All code lives in the commands namespace with no Qt dependency.

Parameters

struct SynthesizeDataParams {
    std::string output_key;      // DataManager key for the result
    std::string generator_name;  // Registry lookup (e.g., "SineWave")
    std::string output_type;     // Data type hint (e.g., "AnalogTimeSeries")
    rfl::Generic parameters;     // Generator-specific params (forwarded as JSON)
    std::string time_key = "time"; // TimeFrame association
};
Field Description
output_key Key under which the generated data will be stored in DataManager
generator_name Name of a registered generator (e.g., "SineWave", "GaussianNoise")
output_type Data type string for metadata/filtering (e.g., "AnalogTimeSeries")
parameters Generator-specific parameters as a JSON object, forwarded to the generator
time_key TimeFrame key to associate with the generated data (defaults to "time")

Supported Generators

Any generator registered in the GeneratorRegistry. As of Milestone 1b:

  • SineWave — Periodic sine wave
  • SquareWave — Periodic square wave with configurable duty cycle
  • TriangleWave — Periodic triangle wave
  • GaussianNoise — i.i.d. Gaussian noise (deterministic with seed)
  • UniformNoise — i.i.d. uniform noise (deterministic with seed)

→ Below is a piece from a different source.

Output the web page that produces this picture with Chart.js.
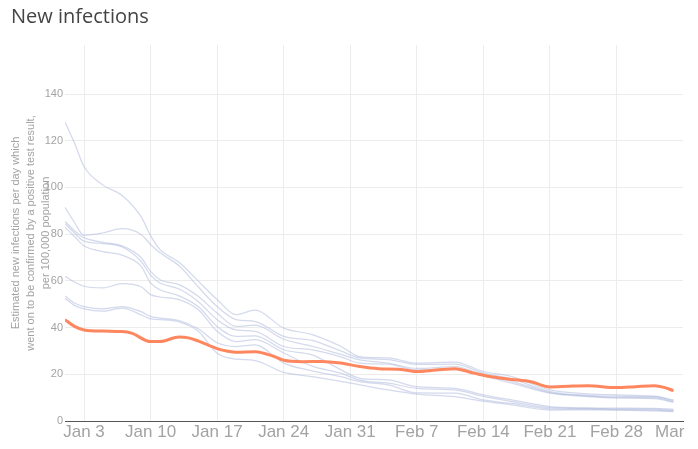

New generators are automatically available without modifying this command.

Undo

Not undoable (isUndoable() returns false).

Execution Flow

  1. Look up the generator by generator_name in GeneratorRegistry::instance().
  2. If the generator is not found, return CommandResult::error().
  3. Serialize the parameters field to a JSON string.
  4. Call GeneratorRegistry::generate(name, params_json).
  5. If generation fails, return CommandResult::error().
  6. Store the result via DataManager::setData(output_key, variant, TimeKey(time_key)).
  7. Return CommandResult::ok({output_key}).

Example JSON

{
    "command_name": "SynthesizeData",
    "parameters": {
        "output_key": "test_sine",
        "generator_name": "SineWave",
        "output_type": "AnalogTimeSeries",
        "parameters": {
            "num_samples": 1000,
            "amplitude": 2.0,
            "frequency": 0.01,
            "phase": 0.0,
            "dc_offset": 0.0
        },
        "time_key": "time"
    }
}

Linker Requirements

Because DataSynthesizer generators use static registration (RAII objects in anonymous namespaces), any binary that executes SynthesizeData must link the DataSynthesizer library with --whole-archive (Linux), -force_load (macOS), or /WHOLEARCHIVE (MSVC). Without this, the linker discards “unused” translation units and generators will not be registered at runtime.

Testing

Tests are in src/Commands/SynthesizeData.test.cpp and exercise:

  • Factory creation from JSON and rfl::Generic
  • Execution with a SineWave generator
  • Determinism: same seed produces identical output
  • Error handling for unknown generators
  • Serialization round-trip (toJsoncreateCommandFromJson)
  • Custom time_key propagation
  • Introspection (getAvailableCommands, isKnownCommandName)